Highlighting the trust necessary for soldiers in arms to function as a unit, Hytner shows us what happens when men trust each other to the exclusion of the women in their lives, about those very relationships they have with the women.
The plot has pretty much crept into everyday parlance – we know what to expect from the set-up because in the back of your mind you have encountered it in some form already. Yet, the presentation in this production is what keeps you watching because it becomes newly identifiable as real to this time.
Sets of concrete and wire fences fly in and out of the huge stage and the camera work is fluid, subtly moving your viewpoint in scenes with long monologues to keep your attention focused.
Newly married to Desdemona (Vinall), Othello (Lester) is despatched to fight the Turkish invaders who don’t come because their ships sink.
Embittered by being passed over yet again for promotion, his friend Iago (Kinnear) conspires to make Othello think his wife is cheating on him with his lieutenant, Cassius (Bailey).
Drawing Othello into a web of lies – which he totally falls for because he trusts Iago implicitly – it all ends in blood and tears, over the protestation of the very young and naive Desdemona (Vinall) and Iago’s more savvy, worldy wife, Emilia (Marshal).
It may be called Othello, but in this particular case, this production is more about Iago.
It is not that Adrian Lester isn’t up to scratch as Shakespeare’s over-jealous Moor – he convincingly goes from confident army general to suspicious lover to deranged, murderous husband – but Kinnear makes of the duplicitous Iago the meatier character.
Othello wears his emotion on his face, openly, as a gullible guy who is much loved by his soldiers, while Iago is all about secrecy, despite presenting a very honest-looking image to the world.
We get to understand Iago’s motivation, but also get little nuances like the fact that he may be old friends with the general, but despite being a career soldier, he still doesn’t fit in. He is passed over for promotion because he isn’t the perfectly turned-out soldier that, say, Cassius is.
Though he is the venal character, the audience develops a certain level of sympathy for Iago, that is, until the gunshots start and people start dropping. At times Kinnear even gets the audience to laugh with him, at jokes you never noticed before in a previous production, yet this is the same dialogue.

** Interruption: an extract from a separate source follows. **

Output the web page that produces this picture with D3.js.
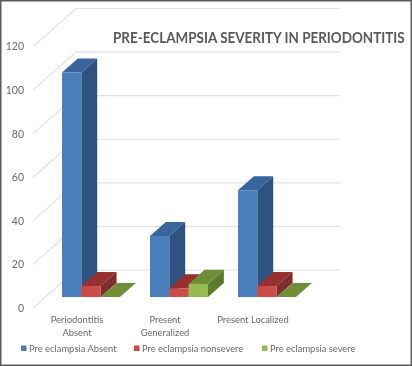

Hytner has created a very clear narrative that is not driven by the obvious potential race problems, but by the relationship between Iago and Othello, and Lester and Kinnear are well matched: the trusting general and angry soldier make a whole lot of sense in this contemporary context.
• This production features a 15-minute introduction and a 15-minute interval.
• Othello, at Cinema Nouveau theatres tomorrow and Sunday, October 23 and 24. The Fugard Theatre, Cape Town, will host a screening at 11am on November 10.